IT IS ONE of Venice's most shocking tales. Just one vaporetto stop from Santa Lucia railway station on the Santa Croce side of the Grand Canal is the Riva di Biasio (http://europeforvisitors.com/venice/actv/riva-de-biasio.htm). It is named after a local butcher called Biasio Cargnio or Cargnico, so called because he came from the Carnia region in north eastern Italy.

Biasio was what was called a 'luganegher' because he made an Italian sausage known as a luganega, sometimes called a salsiccia a metro, that is not divided into links but comes in one long piece, hence the term 'sausage by metre'. They are made fresh and cannot be stored as salami and other dried sausages can.

Every day, bar Sundays, Biasio sold his sausages from his shop on the riva and also a delicious meat stew, known as 'Sguazeto' that was very popular with workmen who would often order a bowl of the hot, meaty sauce for their breakfast. That was until the day that a workman found part of a human finger, complete with finger nail, in his bowl.

The workman reported Biasio and city guards turned up on the riva to search his shop where they found an appalling sight. When they went into the storage area at the back of the shop the remains of children that the luganegher had been adding to his recipes were uncovered. The sausage maker soon confessed to his brutal crime although it was never discovered how many children he had murdered and cut into pieces or where he had found so many innocent, young victims.

His punishment was as swift and as brutal as his crime. First he had both his hands chopped off and strung around his neck before being led to the Piazza San Marco where he was beheaded between the two pillars that stand in the Piazetta. His body was chopped into four pieces and displayed on pitchforks around various parts of the city.

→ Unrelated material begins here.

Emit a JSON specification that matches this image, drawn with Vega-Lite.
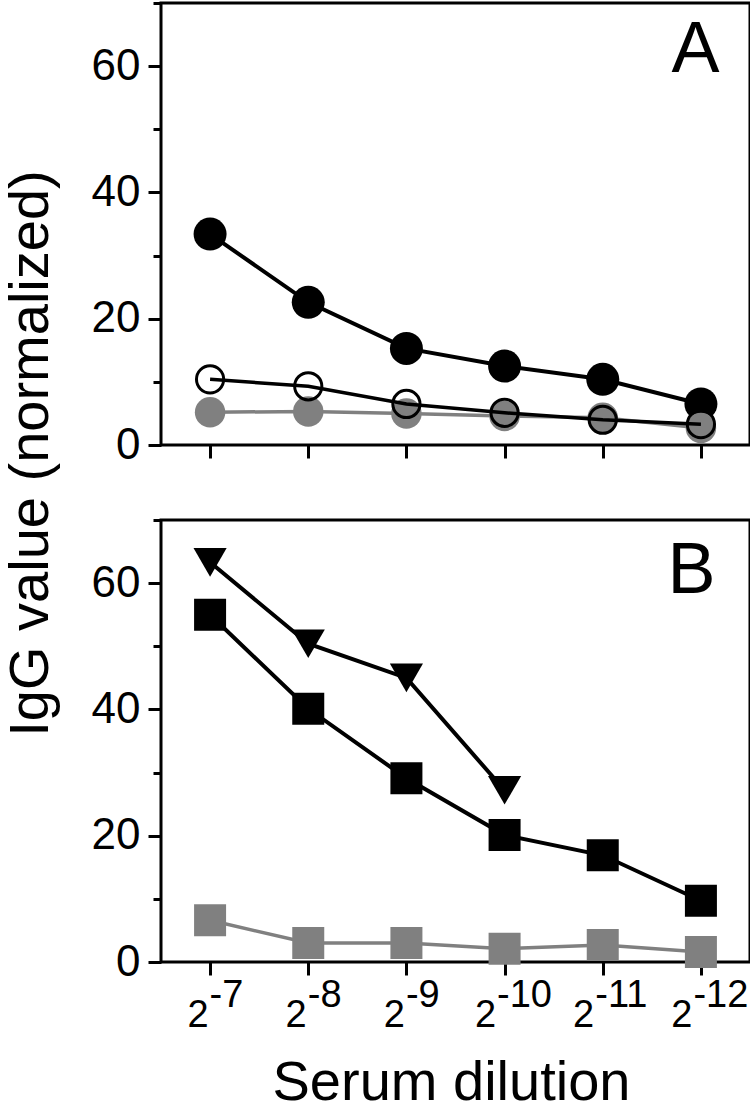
{
  "$schema": "https://vega.github.io/schema/vega-lite/v6.json",
  "padding": {"left": 0, "top": 0, "right": 0, "bottom": 0},
  "background": "white",
  "config": {
    "font": "Liberation Sans",
    "view": {"stroke": "black", "strokeWidth": 3},
    "axis": {"grid": false, "domain": false, "tickColor": "black", "tickWidth": 3, "labelColor": "black", "labelFont": "Liberation Sans", "titleFont": "Liberation Sans", "titleColor": "black", "titleFontWeight": "normal", "labelOverlap": false, "labelFlush": false}
  },
  "datasets": {
    "A": [
      {"series": "filled", "dilution": 7, "value": 33.4},
      {"series": "filled", "dilution": 8, "value": 22.6},
      {"series": "filled", "dilution": 9, "value": 15.3},
      {"series": "filled", "dilution": 10, "value": 12.5},
      {"series": "filled", "dilution": 11, "value": 10.4},
      {"series": "filled", "dilution": 12, "value": 6.5},
      {"series": "grey", "dilution": 7, "value": 5.2},
      {"series": "grey", "dilution": 8, "value": 5.3},
      {"series": "grey", "dilution": 9, "value": 5.0},
      {"series": "grey", "dilution": 10, "value": 4.6},
      {"series": "grey", "dilution": 11, "value": 4.3},
      {"series": "grey", "dilution": 12, "value": 2.7},
      {"series": "open", "dilution": 7, "value": 10.4},
      {"series": "open", "dilution": 8, "value": 9.3},
      {"series": "open", "dilution": 9, "value": 6.5},
      {"series": "open", "dilution": 10, "value": 5.1},
      {"series": "open", "dilution": 11, "value": 4.0},
      {"series": "open", "dilution": 12, "value": 3.3}
    ],
    "B": [
      {"series": "square", "dilution": 7, "value": 55.0},
      {"series": "square", "dilution": 8, "value": 40.1},
      {"series": "square", "dilution": 9, "value": 29.1},
      {"series": "square", "dilution": 10, "value": 20.1},
      {"series": "square", "dilution": 11, "value": 16.9},
      {"series": "square", "dilution": 12, "value": 9.7},
      {"series": "triangle", "dilution": 7, "value": 63.3},
      {"series": "triangle", "dilution": 8, "value": 50.4},
      {"series": "triangle", "dilution": 9, "value": 45.0},
      {"series": "triangle", "dilution": 10, "value": 27.2},
      {"series": "greysquare", "dilution": 7, "value": 6.6},
      {"series": "greysquare", "dilution": 8, "value": 3.0},
      {"series": "greysquare", "dilution": 9, "value": 3.0},
      {"series": "greysquare", "dilution": 10, "value": 2.1},
      {"series": "greysquare", "dilution": 11, "value": 2.7},
      {"series": "greysquare", "dilution": 12, "value": 1.6}
    ]
  },
  "spacing": 75,
  "bounds": "flush",
  "vconcat": [
    {
      "width": 589,
      "height": 442,
      "data": {"name": "A"},
      "encoding": {
        "x": {"field": "dilution", "type": "quantitative", "scale": {"domain": [6.5, 12.5], "nice": false, "zero": false},
          "axis": {"values": [7, 8, 9, 10, 11, 12], "labels": false, "tickSize": 13, "title": null}},
        "y": {"field": "value", "type": "quantitative", "scale": {"domain": [0, 70], "nice": false},
          "axis": {"values": [0, 10, 20, 30, 40, 50, 60, 70],
            "labelExpr": "datum.value % 20 === 0 ? datum.label : ''",
            "labelFontSize": {"condition": {"test": "datum.value % 20 === 0", "value": 44}, "value": 0},
            "tickSize": {"condition": {"test": "datum.value % 20 === 0", "value": 13}, "value": 8},
            "labelPadding": 8,
            "title": "IgG value (normalized)", "titleFontSize": 56, "titleX": -114, "titleY": 450,
            "titleAngle": 270, "titleAlign": "center", "titleBaseline": "alphabetic"}}
      },
      "layer": [
        {"transform": [{"filter": "datum.series === 'filled'"}], "mark": {"type": "line", "color": "black", "strokeWidth": 4}},
        {"transform": [{"filter": "datum.series === 'filled'"}], "mark": {"type": "point", "shape": "circle", "filled": true, "color": "black", "size": 1089, "opacity": 1}},
        {"transform": [{"filter": "datum.series === 'grey'"}], "mark": {"type": "line", "color": "#808080", "strokeWidth": 3.5}},
        {"transform": [{"filter": "datum.series === 'grey'"}], "mark": {"type": "point", "shape": "circle", "filled": true, "color": "#808080", "size": 930, "opacity": 1}},
        {"transform": [{"filter": "datum.series === 'open'"}], "mark": {"type": "line", "color": "black", "strokeWidth": 3.5}},
        {"transform": [{"filter": "datum.series === 'open'"}], "mark": {"type": "point", "shape": "circle", "filled": false, "color": "black", "strokeWidth": 3, "size": 740, "opacity": 1}},
        {"transform": [{"filter": "datum.series === 'filled' && datum.dilution === 12"}],
          "mark": {"type": "text", "fontSize": 72, "align": "right", "baseline": "alphabetic", "color": "black", "font": "Liberation Sans"},
          "encoding": {"x": {"datum": 12.19, "type": "quantitative"}, "y": {"datum": 59.0, "type": "quantitative"}, "text": {"value": "A"}}}
      ]
    },
    {
      "width": 589,
      "height": 442,
      "data": {"name": "B"},
      "resolve": {"axis": {"x": "independent"}},
      "layer": [
        {
          "encoding": {
            "x": {"field": "dilution", "type": "quantitative", "scale": {"domain": [6.5, 12.5], "nice": false, "zero": false},
              "axis": {"orient": "bottom", "values": [7, 8, 9, 10, 11, 12], "tickSize": 13,
                "labelExpr": "'2'", "labelAlign": "right", "labelBaseline": "alphabetic", "labelFontSize": 38, "labelPadding": 51,
                "labelOffset": {"condition": {"test": "datum.value >= 10", "value": -9}, "value": -2},
                "title": "Serum dilution", "titleFontSize": 56, "titleX": 290, "titleY": 137, "titleAlign": "center", "titleBaseline": "alphabetic"}},
            "y": {"field": "value", "type": "quantitative", "scale": {"domain": [0, 70], "nice": false},
              "axis": {"values": [0, 10, 20, 30, 40, 50, 60, 70],
                "labelExpr": "datum.value % 20 === 0 ? datum.label : ''",
                "labelFontSize": {"condition": {"test": "datum.value % 20 === 0", "value": 44}, "value": 0},
                "tickSize": {"condition": {"test": "datum.value % 20 === 0", "value": 13}, "value": 8},
                "labelPadding": 8, "title": null}}
          },
          "layer": [
            {"transform": [{"filter": "datum.series === 'square'"}], "mark": {"type": "line", "color": "black", "strokeWidth": 4}},
            {"transform": [{"filter": "datum.series === 'square'"}], "mark": {"type": "point", "shape": "square", "filled": true, "color": "black", "size": 1024, "opacity": 1}},
            {"transform": [{"filter": "datum.series === 'triangle'"}], "mark": {"type": "line", "color": "black", "strokeWidth": 4}},
            {"transform": [{"filter": "datum.series === 'triangle'"}], "mark": {"type": "point", "shape": "triangle-down", "filled": true, "color": "black", "size": 1100, "opacity": 1}},
            {"transform": [{"filter": "datum.series === 'greysquare'"}], "mark": {"type": "line", "color": "#808080", "strokeWidth": 3.5}},
            {"transform": [{"filter": "datum.series === 'greysquare'"}], "mark": {"type": "point", "shape": "square", "filled": true, "color": "#808080", "size": 1024, "opacity": 1}},
            {"transform": [{"filter": "datum.series === 'square' && datum.dilution === 12"}],
              "mark": {"type": "text", "fontSize": 72, "align": "right", "baseline": "alphabetic", "color": "black", "font": "Liberation Sans"},
              "encoding": {"x": {"datum": 12.15, "type": "quantitative"}, "y": {"datum": 58.4, "type": "quantitative"}, "text": {"value": "B"}}}
          ]
        },
        {
          "mark": {"type": "point", "opacity": 0},
          "encoding": {
            "x": {"field": "dilution", "type": "quantitative", "scale": {"domain": [6.5, 12.5], "nice": false, "zero": false},
              "axis": {"orient": "bottom", "values": [7, 8, 9, 10, 11, 12], "ticks": false, "tickSize": 0, "domain": false,
                "labelExpr": "'-' + datum.value", "labelAlign": "left", "labelBaseline": "alphabetic", "labelFontSize": 38, "labelPadding": 44,
                "labelOffset": {"condition": {"test": "datum.value >= 10", "value": -8}, "value": -1},
                "title": null}}
          }
        }
      ]
    }
  ]
}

His shop was then burnt to the ground to leave no lasting memory of the dreadful butcher and his murderous crimes. However, the memory has lasted, because from that day on Venetians have called this little quay the Riva di Biasio. Whereas all the rest of the Vaporetto stops in the city are named after famous landmarks such as churches and palaces when tourists stop at the Riva di Biasio on the number one Vaporetto hardly any of them will know the reason for its name.